Theo Goodwin similarly ignores how the researchers deliberately avoided sampling areas that had been burnt, so he can be suitably outraged at the Alarmists and "shocked" and says:
August 15, 2013 at 2:33 pm  Rud Istvan says:  August 15, 2013 at 1:17 pm “As posted on the previous thread, and offered to Anthony in the form of a longer factually illustrated possible post, Willis quite valid critique is not the real problem. Almost all of the transect was burned by the 2003 Aspen wildfire, as the dead juniper below 5000 feet in the PR proves. When you compare mature wilderness with decade old regeneration, you are making only fruit salad, not science.
I am shocked. I had thought they were mere Alarmists doing Alarmist work. But this information strongly suggests something far worse.

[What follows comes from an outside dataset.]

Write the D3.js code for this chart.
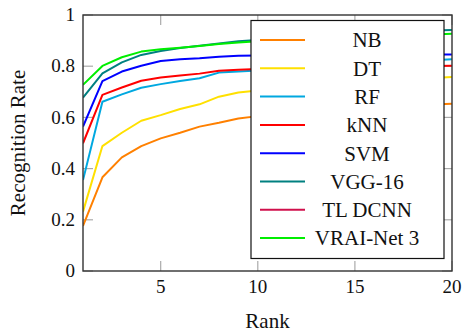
<!DOCTYPE html>
<html>
<head>
<meta charset="utf-8">
<script src="https://cdn.jsdelivr.net/npm/d3@7"></script>
<style>
  body { margin: 0; background: #fff; }
  text { font-family: "Liberation Serif", "DejaVu Serif", serif; fill: #111; }
</style>
</head>
<body>
<script>
// ranks 1..20
var ranks = d3.range(1, 21);

var seriesNames = ["NB", "DT", "RF", "kNN", "SVM", "VGG-16", "TL DCNN", "VRAI-Net 3"];

var nb    = [0.176, 0.366, 0.444, 0.488, 0.518, 0.540, 0.564, 0.579, 0.596, 0.605, 0.612, 0.619, 0.625, 0.630, 0.635, 0.640, 0.644, 0.647, 0.650, 0.653];
var dt    = [0.232, 0.488, 0.540, 0.587, 0.609, 0.633, 0.651, 0.681, 0.697, 0.705, 0.712, 0.718, 0.724, 0.730, 0.736, 0.741, 0.746, 0.750, 0.754, 0.758];
var rf    = [0.355, 0.661, 0.690, 0.716, 0.730, 0.742, 0.753, 0.775, 0.779, 0.783, 0.787, 0.791, 0.796, 0.800, 0.805, 0.810, 0.815, 0.819, 0.823, 0.827];
var knn   = [0.499, 0.688, 0.717, 0.743, 0.756, 0.764, 0.771, 0.782, 0.786, 0.789, 0.790, 0.791, 0.793, 0.794, 0.795, 0.797, 0.798, 0.800, 0.801, 0.802];
var svm   = [0.564, 0.742, 0.779, 0.802, 0.820, 0.827, 0.831, 0.837, 0.841, 0.842, 0.842, 0.843, 0.843, 0.844, 0.844, 0.845, 0.845, 0.846, 0.846, 0.846];
var vgg   = [0.677, 0.772, 0.815, 0.844, 0.859, 0.871, 0.880, 0.889, 0.897, 0.902, 0.907, 0.912, 0.917, 0.921, 0.925, 0.929, 0.933, 0.936, 0.939, 0.941];
var tldcnn = []; // no curve visible in the figure
var vrai  = [0.727, 0.801, 0.835, 0.857, 0.866, 0.872, 0.879, 0.887, 0.893, 0.897, 0.900, 0.903, 0.906, 0.909, 0.912, 0.915, 0.918, 0.921, 0.924, 0.927];

var seriesValues = [nb, dt, rf, knn, svm, vgg, tldcnn, vrai];
var seriesColors = ["#ff8000", "#ffe000", "#00a8e0", "#ff0000", "#0000ff", "#008080", "#d0104c", "#00ee00"];

var xTicks = [5, 10, 15, 20];
var yTicks = [0, 0.2, 0.4, 0.6, 0.8, 1];

var width = 462,
  height = 332,
  plotLeft = 83,
  plotRight = 452,
  plotTop = 15,
  plotBottom = 271;

var x = d3.scaleLinear().domain([1, 20]).range([plotLeft, plotRight]);
var y = d3.scaleLinear().domain([0, 1]).range([plotBottom, plotTop]);

var svg = d3.select("body").append("svg")
  .attr("width", width)
  .attr("height", height);

svg.append("clipPath")
  .attr("id", "plot")
  .append("rect")
  .attr("x", plotLeft)
  .attr("y", plotTop)
  .attr("width", plotRight - plotLeft)
  .attr("height", plotBottom - plotTop);

// inward ticks on all four sides
var tickLen = 10;
var ticks = svg.append("g").attr("stroke", "#aaa").attr("stroke-width", 1.2);
xTicks.forEach(function(t) {
  ticks.append("line").attr("x1", x(t)).attr("x2", x(t)).attr("y1", plotBottom).attr("y2", plotBottom - tickLen);
  ticks.append("line").attr("x1", x(t)).attr("x2", x(t)).attr("y1", plotTop).attr("y2", plotTop + tickLen);
});
yTicks.forEach(function(t) {
  ticks.append("line").attr("x1", plotLeft).attr("x2", plotLeft + tickLen).attr("y1", y(t)).attr("y2", y(t));
  ticks.append("line").attr("x1", plotRight).attr("x2", plotRight - tickLen).attr("y1", y(t)).attr("y2", y(t));
});

var line = d3.line()
  .x(function(d, i) { return x(ranks[i]); })
  .y(function(d) { return y(d); });

svg.append("g")
  .attr("clip-path", "url(#plot)")
  .selectAll(".series")
  .data(seriesValues)
  .enter()
  .append("path")
  .attr("class", "series")
  .attr("fill", "none")
  .attr("stroke", function(d, i) { return seriesColors[i]; })
  .attr("stroke-width", 2)
  .attr("stroke-linejoin", "round")
  .attr("d", function(d) { return d.length ? line(d) : null; });

// axis frame
svg.append("rect")
  .attr("x", plotLeft)
  .attr("y", plotTop)
  .attr("width", plotRight - plotLeft)
  .attr("height", plotBottom - plotTop)
  .attr("fill", "none")
  .attr("stroke", "#333")
  .attr("stroke-width", 1.4);

svg.append("g")
  .selectAll("text")
  .data(xTicks)
  .enter()
  .append("text")
  .attr("x", function(d) { return x(d); })
  .attr("y", 293)
  .attr("text-anchor", "middle")
  .attr("font-size", 19)
  .text(function(d) { return d; });

svg.append("g")
  .selectAll("text")
  .data(yTicks)
  .enter()
  .append("text")
  .attr("x", 75)
  .attr("y", function(d) { return y(d); })
  .attr("dy", "0.33em")
  .attr("text-anchor", "end")
  .attr("font-size", 19)
  .text(function(d) { return d3.format("~g")(d); });

svg.append("text")
  .attr("x", (plotLeft + plotRight) / 2)
  .attr("y", 328)
  .attr("text-anchor", "middle")
  .attr("font-size", 21)
  .text("Rank");

svg.append("text")
  .attr("transform", "translate(25," + ((plotTop + plotBottom) / 2) + ")rotate(-90)")
  .attr("text-anchor", "middle")
  .attr("font-size", 21)
  .text("Recognition Rate");

// legend
var legend = svg.append("g");
legend.append("rect")
  .attr("x", 251)
  .attr("y", 20.5)
  .attr("width", 193)
  .attr("height", 238)
  .attr("fill", "#fff")
  .attr("stroke", "#111")
  .attr("stroke-width", 1.2);

var item = legend.selectAll(".item")
  .data(seriesNames)
  .enter()
  .append("g")
  .attr("class", "item")
  .attr("transform", function(d, i) { return "translate(0," + (40 + i * 28.3) + ")"; });

item.append("line")
  .attr("x1", 260)
  .attr("x2", 305)
  .attr("stroke", function(d, i) { return seriesColors[i]; })
  .attr("stroke-width", 2);

item.append("text")
  .attr("x", 367)
  .attr("dy", "0.35em")
  .attr("text-anchor", "middle")
  .attr("font-size", 21)
  .text(function(d) { return d; });
</script>
</body>
</html>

Damned if you don't and damned if you do!


When it's pointed out that the researchers avoided sampling areas burnt by fire, Willis tries another tack, just to show that nothing scientists do can be right - and says:
So as a result, if they are avoiding taking samples where it was burned, they’re missing out on sampling half the local ecosystem … and it’s known to be different from the half they are sampling. No bueno …

A few screws loose ...



Gotta love those crazy science deniers.  The contortions they have to go through.  It's no wonder people say they haven't got their heads screwed on properly.

2 comments :

  1. Nice analysis - but you've double posted Rud Istvan 's drivel

    ReplyDelete
    Replies
    1. Thanks, Philip. The scientists did a nice bit of very detailed field research I thought, with some solid results. Willis made it complicated so it was a bit hard to write. I hope I did the scientists justice.

      Re the Rud repetition - Theo Goodwin's comment included a repeat of Rud's comment - and I decided to leave it in so you'd know what Theo was so shocked about!